TO DO:
Reproduce the material below line by line, beginning with its first line and ending with the line that contains "0.06, 0, 0, 0, 0];"; leave out pictures.

SOURCE EXCERPT:

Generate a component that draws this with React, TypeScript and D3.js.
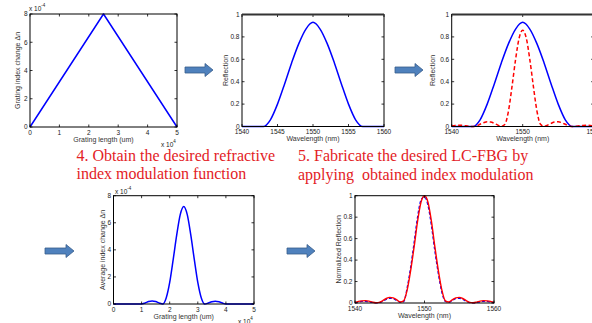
import * as d3 from 'd3';

// step 1: designed index profile (x 1e4 um, x 1e-4)
const triLen = [0, 2.5, 5];
const triDn = [0, 8, 0];

// step 2: reflection of the triangular profile
const wlCoarse = [1540, 1541, 1542, 1543, 1544, 1545, 1546, 1547, 1548, 1549, 1550, 1551, 1552, 1553, 1554, 1555, 1556, 1557, 1558, 1559, 1560];
const reflDesign = [0, 0, 0, 0, 0.06, 0.2, 0.38, 0.57, 0.74, 0.87, 0.93, 0.87, 0.74, 0.57, 0.38, 0.2, 0.06, 0, 0, 0, 0];

// step 3: target spectrum (red dashed)
const wlFine = [
  1540, 1540.5, 1541, 1541.5, 1542, 1542.5, 1543, 1543.5, 1544, 1544.5,
  1545, 1545.5, 1546, 1546.5, 1547, 1547.5, 1548, 1548.5, 1549, 1549.5,
  1550, 1550.5, 1551, 1551.5, 1552, 1552.5, 1553, 1553.5, 1554, 1554.5,
  1555, 1555.5, 1556, 1556.5, 1557, 1557.5, 1558, 1558.5, 1559, 1559.5, 1560,
];
const reflTarget = [
  0.005, 0.01, 0.012, 0.01, 0.006, 0.002, 0, 0.006, 0.02, 0.034,
  0.042, 0.04, 0.028, 0.012, 0.002, 0.02, 0.14, 0.36, 0.6, 0.79,
  0.86, 0.79, 0.6, 0.36, 0.14, 0.02, 0.002, 0.012, 0.028, 0.04,
  0.042, 0.034, 0.02, 0.006, 0, 0.002, 0.006, 0.01, 0.012, 0.01, 0.005,
];

// step 4: obtained index modulation
const lenApod = [0, 0.5, 1.0, 1.125, 1.25, 1.375, 1.5, 1.625, 1.75, 1.875, 2.0, 2.125, 2.25, 2.375, 2.5, 2.625, 2.75, 2.875, 3.0, 3.125, 3.25, 3.375, 3.5, 3.625, 3.75, 3.875, 4.0, 4.5, 5];
const dnApod = [0, 0, 0, 0.08, 0.18, 0.22, 0.18, 0.08, 0, 0.45, 1.6, 3.3, 5.1, 6.6, 7.2, 6.6, 5.1, 3.3, 1.6, 0.45, 0, 0.08, 0.17, 0.2, 0.16, 0.07, 0, 0, 0];

// step 5: fabricated grating, normalized
const reflFab = [
  0.005, 0.015, 0.02, 0.022, 0.018, 0.008, 0.002, 0.006, 0.022, 0.042,
  0.052, 0.048, 0.03, 0.01, 0.02, 0.12, 0.3, 0.52, 0.76, 0.94,
  1.0, 0.94, 0.76, 0.52, 0.3, 0.12, 0.02, 0.01, 0.03, 0.048,
  0.052, 0.042, 0.022, 0.006, 0.002, 0.008, 0.018, 0.022, 0.02, 0.015, 0.005,
];
const reflSim = [
  0.002, 0.01, 0.015, 0.016, 0.012, 0.005, 0.001, 0.004, 0.016, 0.034,
  0.044, 0.04, 0.024, 0.007, 0.012, 0.14, 0.33, 0.56, 0.8, 0.96,
  0.99, 0.91, 0.72, 0.48, 0.27, 0.1, 0.015, 0.007, 0.024, 0.04,
  0.044, 0.034, 0.016, 0.004, 0.001, 0.005, 0.012, 0.016, 0.015, 0.01, 0.002,
];

const lengthTicks = [0, 1, 2, 3, 4, 5];
const dnTicks = [0, 2, 4, 6, 8];
const wlTicks = [1540, 1545, 1550, 1555, 1560];
const wlTicksSparse = [1540, 1550, 1560];
const reflTicks = [0, 0.2, 0.4, 0.6, 0.8, 1];

const SANS = '"Liberation Sans", Arial, sans-serif';
const SERIF = '"Liberation Serif", "Times New Roman", serif';
const RED_TEXT = '#e3211f';

type Series = { xs: number[]; ys: number[]; color: string; dash?: string; width?: number; linear?: boolean };

interface PanelProps {
  box: [number, number, number, number];
  xDomain: [number, number];
  yDomain: [number, number];
  xTicks: number[];
  yTicks: number[];
  xLabel: string;
  yLabel: string;
  yLabelX: number;
  series: Series[];
  topWidth?: number;
}

function Panel({ box, xDomain, yDomain, xTicks, yTicks, xLabel, yLabel, yLabelX, series, topWidth = 1 }: PanelProps) {
  const [l, t, r, b] = box;
  const x = d3.scaleLinear().domain(xDomain).range([l, r]);
  const y = d3.scaleLinear().domain(yDomain).range([b, t]);
  const tk = 2.5;

  return (
    <g>
      {series.map((s, k) => {
        const line = d3.line<number>()
          .x((_, i) => x(s.xs[i]))
          .y((d) => y(d))
          .curve(s.linear ? d3.curveLinear : d3.curveMonotoneX);
        return (
          <path key={k} d={line(s.ys) ?? ''} fill="none" stroke={s.color}
            strokeWidth={s.width ?? 1.5} strokeDasharray={s.dash} strokeLinejoin="round" />
        );
      })}
      {xTicks.map((v) => (
        <g key={'x' + v}>
          <line x1={x(v)} x2={x(v)} y1={b} y2={b - tk} stroke="#000" strokeWidth={0.8} />
          <line x1={x(v)} x2={x(v)} y1={t} y2={t + tk} stroke="#000" strokeWidth={0.8} />
          <text x={x(v)} y={b + 7.5} textAnchor="middle" fontSize={6.5} fill="#222">{String(v)}</text>
        </g>
      ))}
      {yTicks.map((v) => (
        <g key={'y' + v}>
          <line x1={l} x2={l + tk} y1={y(v)} y2={y(v)} stroke="#000" strokeWidth={0.8} />
          <line x1={r} x2={r - tk} y1={y(v)} y2={y(v)} stroke="#000" strokeWidth={0.8} />
          <text x={l - 2.5} y={y(v)} dy="0.35em" textAnchor="end" fontSize={6.5} fill="#222">{String(v)}</text>
        </g>
      ))}
      <rect x={l} y={t} width={r - l} height={b - t} fill="none" stroke="#000" strokeWidth={1} />
      {topWidth > 1 && <line x1={l} x2={r} y1={t} y2={t} stroke="#333" strokeWidth={topWidth} />}
      <text x={(l + r) / 2} y={b + 14.5} textAnchor="middle" fontSize={7} fill="#333">{xLabel}</text>
      <text transform={`translate(${yLabelX},${(t + b) / 2}) rotate(-90)`} textAnchor="middle" fontSize={7} fill="#333">{yLabel}</text>
    </g>
  );
}

function Mult({ x, y, exp }: { x: number; y: number; exp: string }) {
  return (
    <text x={x} y={y} fontSize={6.5} fill="#222">
      x 10<tspan dy={-4.5} fontSize={4.5}>{exp}</tspan>
    </text>
  );
}

function Arrow({ x, y, len }: { x: number; y: number; len: number }) {
  const h = 8;
  const d = `M${x},${y - 3}L${x + len - h},${y - 3}L${x + len - h},${y - 6.5}L${x + len},${y}L${x + len - h},${y + 6.5}L${x + len - h},${y + 3}L${x},${y + 3}Z`;
  return <path d={d} fill="#4f81bd" stroke="#385d8a" strokeWidth={0.8} />;
}

export default function App() {
  return (
    <svg width={592} height={323} viewBox="0 0 592 323"
      style={{ position: 'absolute', left: 0, top: 0, background: '#fff', overflow: 'hidden' }}
      fontFamily={SANS}>
      <Panel box={[30, 14, 177, 127]} xDomain={[0, 5]} yDomain={[0, 8]}
        xTicks={lengthTicks} yTicks={[0, 2, 4, 6, 8]}
        xLabel="Grating length (um)" yLabel="Grating index change  Δn" yLabelX={19.5}
        series={[{ xs: triLen, ys: triDn, color: '#0000ff', linear: true }]} />
      <Mult x={29} y={11} exp="-4" />
      <Mult x={161} y={147} exp="4" />

      <Panel box={[242, 14.5, 384, 126.5]} xDomain={[1540, 1560]} yDomain={[0, 1]}
        xTicks={wlTicks} yTicks={reflTicks} topWidth={2}
        xLabel="Wavelength (nm)" yLabel="Reflection" yLabelX={227.5}
        series={[{ xs: wlCoarse, ys: reflDesign, color: '#0000ff' }]} />

      <Panel box={[451.7, 14.5, 593.7, 126.5]} xDomain={[1540, 1560]} yDomain={[0, 1]}
        xTicks={wlTicksSparse} yTicks={reflTicks} topWidth={2}
        xLabel="Wavelength (nm)" yLabel="Reflection" yLabelX={435}
        series={[
          { xs: wlCoarse, ys: reflDesign, color: '#0000ff' },
          { xs: wlFine, ys: reflTarget, color: '#ff0000', dash: '4,2.5' },
        ]} />

      <Arrow x={185} y={70} len={28} />
      <Arrow x={395} y={70} len={28} />

      <text fontFamily={SERIF} fontSize={16} fill={RED_TEXT} style={{ whiteSpace: 'pre' }}>
        <tspan x={76.5} y={160.5}>4. Obtain the desired refractive</tspan>
        <tspan x={76.5} y={179}>index modulation function</tspan>
      </text>
      <text fontFamily={SERIF} fontSize={16} fill={RED_TEXT} style={{ whiteSpace: 'pre' }}>
        <tspan x={298} y={161}>5. Fabricate the desired LC-FBG by</tspan>
        <tspan x={298} y={179.5}>applying  obtained index modulation</tspan>
      </text>

      <Panel box={[113.5, 195.7, 254, 304]} xDomain={[0, 5]} yDomain={[0, 8]}
        xTicks={lengthTicks} yTicks={dnTicks}
        xLabel="Grating length (um)" yLabel="Average index change  Δn" yLabelX={105}
        series={[{ xs: lenApod, ys: dnApod, color: '#0000ff' }]} />
      <Mult x={115} y={194} exp="-4" />
      <Mult x={238} y={324} exp="4" />

      <Panel box={[355, 195.7, 494, 303]} xDomain={[1540, 1560]} yDomain={[0, 1]}
        xTicks={wlTicksSparse} yTicks={reflTicks}
        xLabel="Wavelength (nm)" yLabel="Normalized Reflection" yLabelX={341}
        series={[
          { xs: wlFine, ys: reflSim, color: '#0000ff', dash: '3,2', width: 1.3 },
          { xs: wlFine, ys: reflFab, color: '#ff0000', width: 1.4 },
        ]} />

      <Arrow x={45} y={251} len={29} />
      <Arrow x={287} y={251} len={28} />
    </svg>
  );
}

COMPLETED TASK:
Generate a component that draws this with React, TypeScript and D3.js.
import * as d3 from 'd3';

// step 1: designed index profile (x 1e4 um, x 1e-4)
const triLen = [0, 2.5, 5];
const triDn = [0, 8, 0];

// step 2: reflection of the triangular profile
const wlCoarse = [1540, 1541, 1542, 1543, 1544, 1545, 1546, 1547, 1548, 1549, 1550, 1551, 1552, 1553, 1554, 1555, 1556, 1557, 1558, 1559, 1560];
const reflDesign = [0, 0, 0, 0, 0.06, 0.2, 0.38, 0.57, 0.74, 0.87, 0.93, 0.87, 0.74, 0.57, 0.38, 0.2, 0.06, 0, 0, 0, 0];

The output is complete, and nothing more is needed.